By Mark Dwortzan
Despite deep cuts in federal research spending due to sequestration, Associate Professor Muhammad Zaman (BME, MSE) has secured a five-year grant of more than $3 million from the National Institutes of Health to develop mathematical and computational models of how breast cancer cells move and communicate as they migrate from tumors, invade nearby tissue and proliferate.
By mapping this process from the molecular to the cellular level through detailed, comprehensive multiscale models based on strong experimental and computational data, Zaman and his collaborators—MIT Professors Frank Gertler, Roger Kamm and Douglas Lauffenberger, and a computational modeling team in Singapore—aim to uncover new pathways to control tumor development and metastasis in the breast, lung, and other organs.
Complex biochemical and biomechanical interactions govern how cancer cells spread from tumors and metastasize in nearby tissue. Much is known about the mechanics of how cancer cells migrate, but how biochemical signaling within and among the cells drives that motion remains elusive.
“Imagine we know a car needs fuel for its engine to run, and we want to figure out how that fuel interacts with the engine to make it run,” said Zaman. “Similarly, we’re trying to find out how biomechanical and biochemical components of a cancer cell interact to propel that cell from a tumor to surrounding tissue.”
Through their unprecedented effort to develop three-dimensional, multiscale models of the biomechanical motion and biochemical signaling of cellular proteins associated with breast cancer, the researchers hope to establish how these two phenomena work together to drive cancer cell migration, invasion and metastasis.

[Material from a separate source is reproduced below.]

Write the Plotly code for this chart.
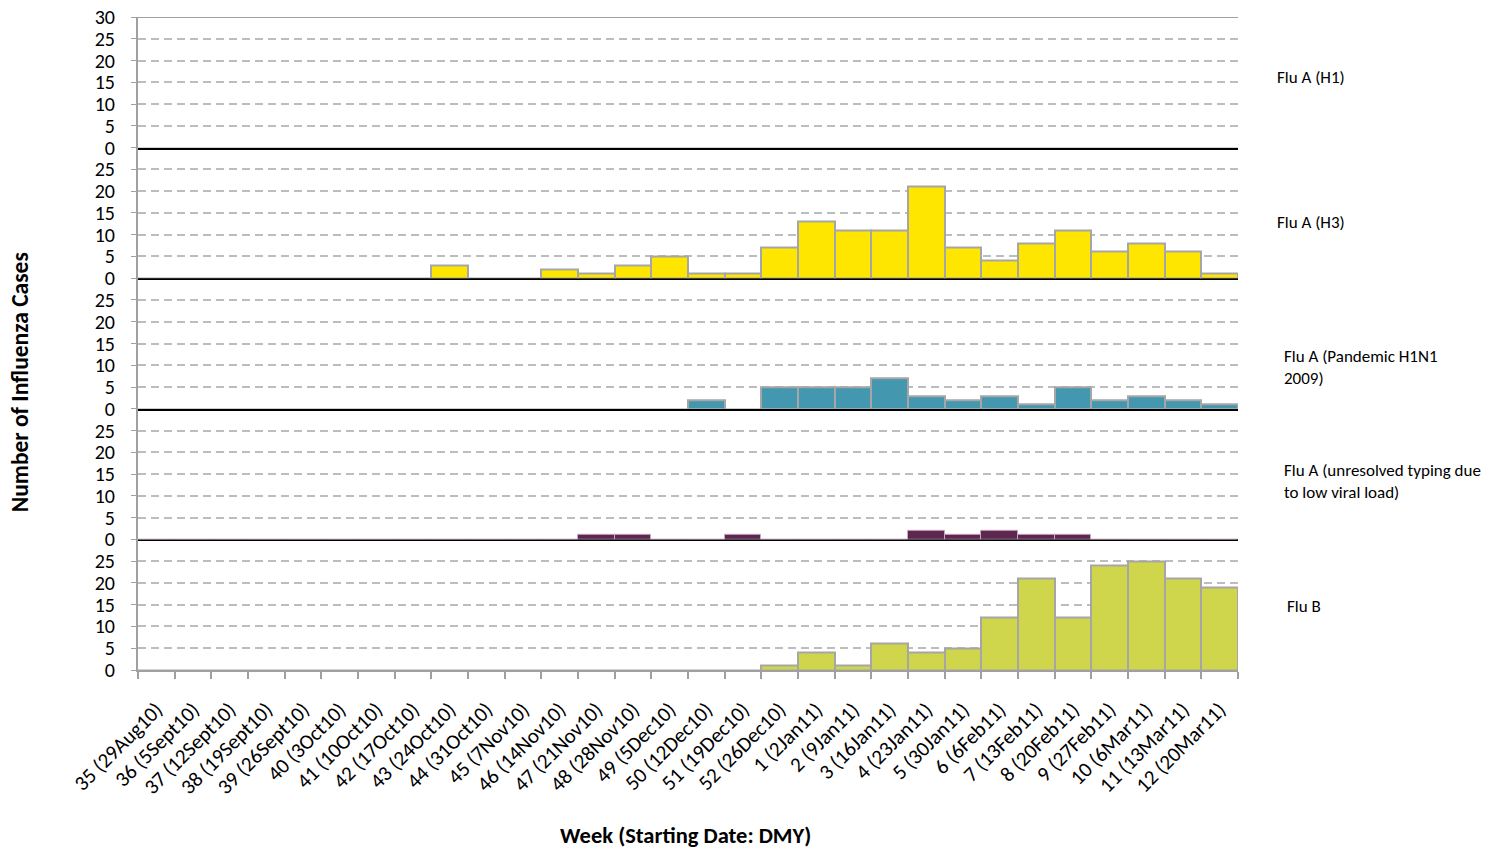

“The goal is to understand how specific signaling proteins which may be responsible for cancer—in this case breast cancer—are playing a role interacting with mechanical components of the cell in regulating its behavior,” said Zaman, who has developed several three-dimensional models of the mechanics of cancer cell migration. “Understanding this may allow us to develop specific therapies that can block that process, and thus give us a bigger repertoire of targets to stop cancer cells in their tracks,” he said.